To other photographers, especially those jaundiced old warriors from the newspaper ranks, it was as if he were a Martian. Who was he? Where did he come from? And: How did he do it? Neil Leifer had finagled photo assignments from SI when he was only a 17-year-old delivery boy, and by the early 1960s, barely into his 20s, he had become the magazine's most prolific shooter. Short, redheaded and young for his age in every way except when he pointed a camera, he looked like somebody who hung out with Archie and Jughead in the funny books. But he was indefatigable and creative, absolutely the real deal. In 1978 he went to work for Time magazine, but when he turned 62 last December, Leifer asked if he could come back and troop the colors one more time for SI. So off he headed to try to show with his camera what was new in our games and athletes and sporting culture.
The World Series
LOS ANGELES, HOUSTON
In 1963 Leifer caught the usually phlegmatic Sandy Koufax celebrating at the moment the Dodgers completed their sweep of the Yankees (left) in Los Angeles. At the fourth game of this year's Series, in Houston, Leifer positioned himself in hopes of getting the same sort of shot should there be another sweep, and sure enough, Bobby Jenks of the White Sox cooperated (opposite). Notwithstanding free agency, multimillion-dollar salaries, playoffs, drug suspensions and the end of daytime World Series games, baseball can retain its lovely rhymes and joyous rhythms.
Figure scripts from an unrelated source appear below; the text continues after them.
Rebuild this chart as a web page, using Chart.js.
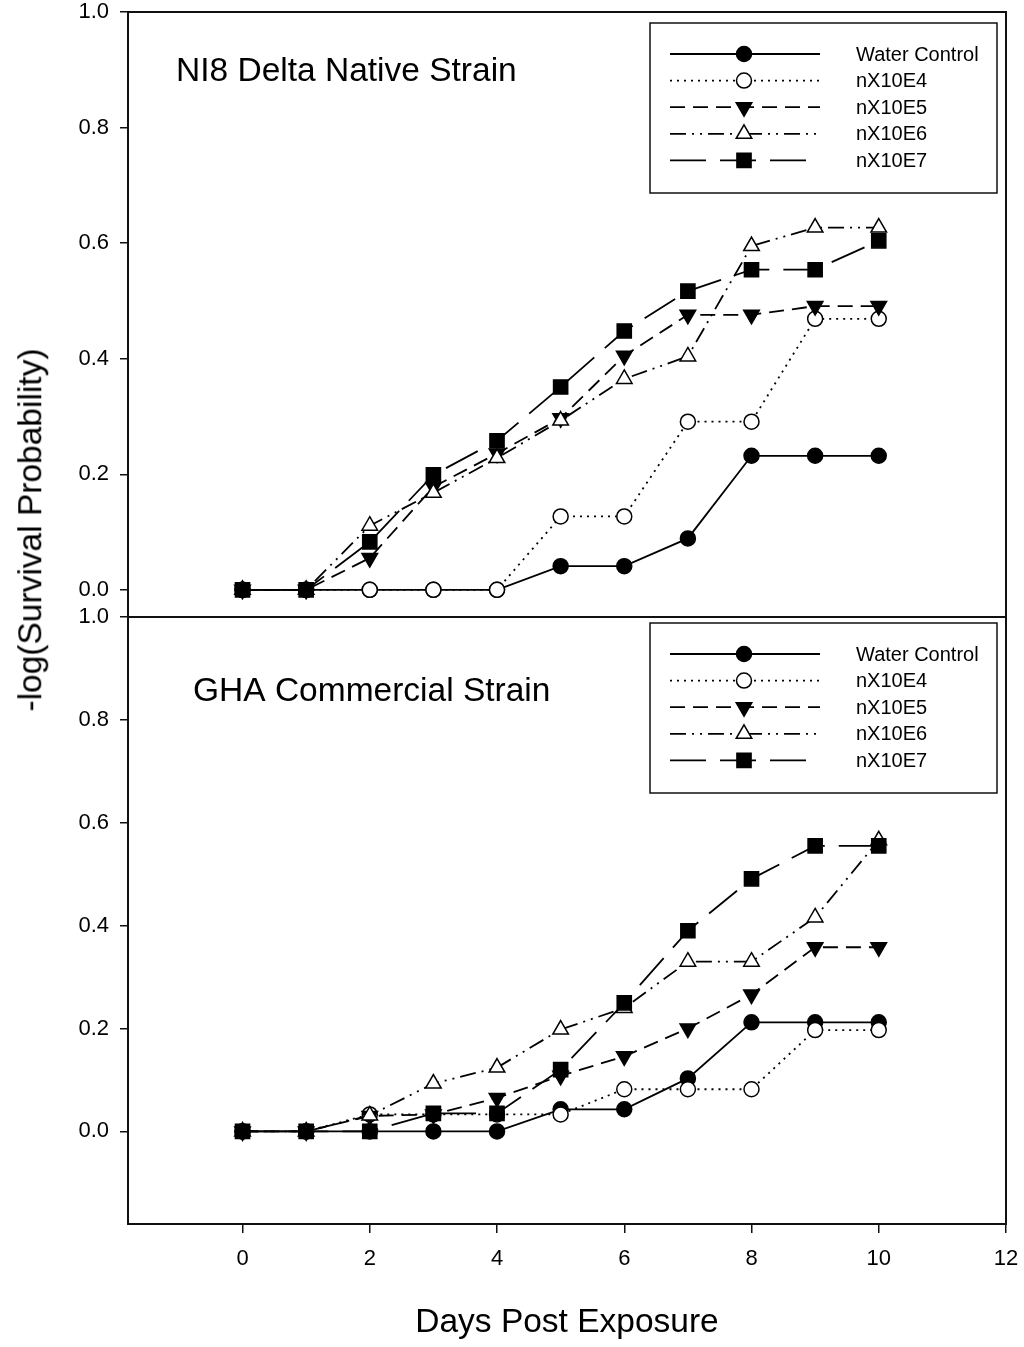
<!DOCTYPE html>
<html>
<head>
<meta charset="utf-8">
<title>Survival curves</title>
<script src="https://cdn.jsdelivr.net/npm/chart.js@4/dist/chart.umd.min.js"></script>
<style>
  body { margin: 0; background: #fff; }
  #wrap { position: relative; width: 1024px; height: 1347px; overflow: hidden; }
  .box { position: absolute; left: 0; width: 1024px; }
  #yTitle {
    position: absolute; left: 30px; top: 530px;
    transform: translate(-50%, -50%) rotate(-90deg);
    font: 33.5px "Liberation Sans", Arial, sans-serif; line-height: 1;
    white-space: nowrap; color: #000;
  }
</style>
</head>
<body>
<div id="wrap">
  <div class="box" style="top:0;height:640px"><canvas id="topChart"></canvas></div>
  <div class="box" style="top:600px;height:747px"><canvas id="bottomChart"></canvas></div>
  <div id="yTitle">-log(Survival Probability)</div>
</div>
<script>
// --- data ---
const days = [0, 1, 2, 3, 4, 5, 6, 7, 8, 9, 10];
const seriesNames = ["Water Control", "nX10E4", "nX10E5", "nX10E6", "nX10E7"];
const yTicks = [0, 0.2, 0.4, 0.6, 0.8, 1.0];
const xTicks = [0, 2, 4, 6, 8, 10, 12];

// NI8 Delta Native Strain (top)
const ni8Water = [0, 0, 0, 0, 0, 0.041, 0.041, 0.089, 0.232, 0.232, 0.232];
const ni8E4 = [0, 0, 0, 0, 0, 0.127, 0.127, 0.291, 0.291, 0.469, 0.469];
const ni8E5 = [0, 0, 0.055, 0.178, 0.236, 0.297, 0.405, 0.476, 0.476, 0.491, 0.491];
const ni8E6 = [0, 0, 0.111, 0.168, 0.228, 0.293, 0.365, 0.404, 0.595, 0.627, 0.627];
const ni8E7 = [0, 0, 0.083, 0.199, 0.258, 0.351, 0.448, 0.517, 0.554, 0.554, 0.604];

// GHA Commercial Strain (bottom)
const ghaWater = [0, 0, 0, 0, 0, 0.043, 0.043, 0.103, 0.212, 0.212, 0.212];
const ghaE4 = [0, 0, 0.033, 0.033, 0.033, 0.033, 0.082, 0.082, 0.082, 0.197, 0.197];
const ghaE5 = [0, 0, 0.03, 0.033, 0.065, 0.108, 0.146, 0.2, 0.266, 0.358, 0.358];
const ghaE6 = [0, 0, 0.031, 0.093, 0.124, 0.198, 0.24, 0.33, 0.33, 0.416, 0.566];
const ghaE7 = [0, 0, 0, 0.035, 0.035, 0.12, 0.25, 0.39, 0.491, 0.555, 0.555];

// --- styling per series ---
const lineDashes = [[], [2, 5], [15, 8], [16, 6, 2, 6, 2, 6], [36, 14]];
const pointStyles = ["circle", "circle", "triangle", "triangle", "rect"];
const pointRotations = [0, 0, 180, 0, 0];
const pointSizes = [7.5, 7.5, 9, 9, 10];
const pointFills = ["#000", "#fff", "#000", "#fff", "#000"];

const FONT = '"Liberation Sans", Arial, sans-serif';
Chart.defaults.font.family = FONT;
Chart.defaults.color = "#000";

function makeDatasets(values) {
  return seriesNames.map((name, i) => ({
    label: name,
    data: days.map((d, j) => ({ x: d, y: values[i][j] })),
    borderColor: "#000",
    borderWidth: 1.8,
    borderDash: lineDashes[i],
    pointStyle: pointStyles[i],
    pointRotation: pointRotations[i],
    pointRadius: pointSizes[i],
    pointBackgroundColor: pointFills[i],
    pointBorderColor: "#000",
    pointBorderWidth: 1.5,
    order: seriesNames.length - i,
    tension: 0,
    fill: false
  }));
}

// frame, panel title and the line+marker legend
const panelDecor = {
  id: "panelDecor",
  afterDraw(chart, args, opts) {
    const { ctx, chartArea: a } = chart;
    ctx.save();
    ctx.strokeStyle = "#111";
    ctx.lineWidth = 2;
    ctx.strokeRect(a.left, a.top, a.right - a.left, a.bottom - a.top);

    ctx.fillStyle = "#000";
    ctx.font = "33.5px " + FONT;
    ctx.textBaseline = "middle";
    ctx.textAlign = "left";
    ctx.fillText(opts.title, opts.titleX, opts.titleY);

    const b = opts.legendBox;
    ctx.lineWidth = 1.5;
    ctx.strokeRect(b.x, b.y, b.w, b.h);
    ctx.font = "20px " + FONT;
    chart.data.datasets.forEach((ds, i) => {
      const y = b.y + 31 + i * 26.6;
      ctx.save();
      ctx.setLineDash(ds.borderDash);
      ctx.lineWidth = ds.borderWidth;
      ctx.strokeStyle = ds.borderColor;
      ctx.beginPath();
      ctx.moveTo(b.x + 20, y);
      ctx.lineTo(b.x + 170, y);
      ctx.stroke();
      ctx.restore();
      ctx.fillStyle = ds.pointBackgroundColor;
      ctx.strokeStyle = ds.pointBorderColor;
      ctx.lineWidth = ds.pointBorderWidth;
      Chart.helpers.drawPoint(ctx, {
        pointStyle: ds.pointStyle, rotation: ds.pointRotation,
        radius: ds.pointRadius, borderWidth: ds.pointBorderWidth
      }, b.x + 94, y);
      ctx.fillStyle = "#000";
      ctx.fillText(ds.label, b.x + 206, y + 1);
    });
    ctx.restore();
  }
};

function yScale(min) {
  return {
    min: min, max: 1.0,
    border: { display: false },
    grid: { drawOnChartArea: false, tickLength: 8, color: "#111", lineWidth: 1.5 },
    ticks: { font: { size: 22 }, padding: 11, callback: v => v.toFixed(1) },
    afterBuildTicks: s => { s.ticks = yTicks.map(v => ({ value: v })); },
    afterFit: s => { s.width = 128; s.paddingTop = 0; s.paddingBottom = 0; }
  };
}

new Chart(document.getElementById("topChart"), {
  type: "line",
  data: { datasets: makeDatasets([ni8Water, ni8E4, ni8E5, ni8E6, ni8E7]) },
  options: {
    responsive: true, maintainAspectRatio: false, animation: false,
    layout: { padding: { top: 12, right: 18, bottom: 23, left: 0 } },
    scales: {
      x: { type: "linear", min: -1.8, max: 12, display: false },
      y: yScale(-0.047)
    },
    plugins: {
      legend: { display: false }, tooltip: { enabled: false },
      panelDecor: { title: "NI8 Delta Native Strain", titleX: 176, titleY: 72,
                    legendBox: { x: 650, y: 23, w: 347, h: 170 } }
    }
  },
  plugins: [panelDecor]
});

new Chart(document.getElementById("bottomChart"), {
  type: "line",
  data: { datasets: makeDatasets([ghaWater, ghaE4, ghaE5, ghaE6, ghaE7]) },
  options: {
    responsive: true, maintainAspectRatio: false, animation: false,
    layout: { padding: { top: 17, right: 18, bottom: 0, left: 0 } },
    scales: {
      x: {
        type: "linear", min: -1.8, max: 12,
        border: { display: false },
        grid: { drawOnChartArea: false, tickLength: 9, color: "#111", lineWidth: 1.5 },
        ticks: { font: { size: 22 }, padding: 13 },
        title: { display: true, text: "Days Post Exposure", font: { size: 33.5 }, color: "#000",
                 padding: { top: 0, bottom: 4 } },
        afterBuildTicks: s => { s.ticks = xTicks.map(v => ({ value: v })); },
        afterFit: s => { s.height = 123; s.paddingLeft = 0; s.paddingRight = 0; }
      },
      y: yScale(-0.18)
    },
    plugins: {
      legend: { display: false }, tooltip: { enabled: false },
      panelDecor: { title: "GHA Commercial Strain", titleX: 193, titleY: 92,
                    legendBox: { x: 650, y: 23, w: 347, h: 170 } }
    }
  },
  plugins: [panelDecor]
});
</script>
</body>
</html>
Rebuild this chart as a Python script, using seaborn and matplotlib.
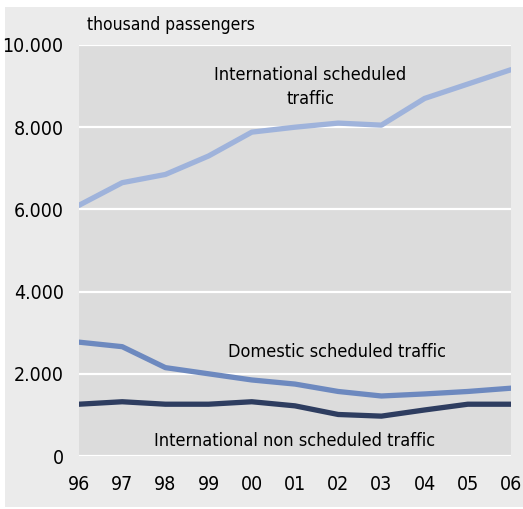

Following tradition, President John F. Kennedy (with Vice President Lyndon Johnson) threw the first pitch on Opening Day in Washington in 1961. Last April, when baseball returned to the capital after 34 years, George W. Bush--a former team owner who once aspired to be baseball commissioner--did the honors, and chatted with Nationals manager Frank Robinson.
FORT LAUDERDALE, TAMPA
Before SI there was Sport magazine, a monthly known in part for the work of Ozzie Sweet, whose classic posed photographs are as timeless as ever. "Ozzie re-created double plays-- Jackie Robinson jumping over the sliding runner--always lit perfectly," Leifer says. So this spring training he decided to shoot Sweet shooting the Yankees, just as Leifer caught a newsreel photographer capturing Joe DiMaggio in 1967 (left). "All the Yankees loved Ozzie," says Leifer, who photographed Sweet photographing shortstop Derek Jeter and manager Joe Torre (above). They still do.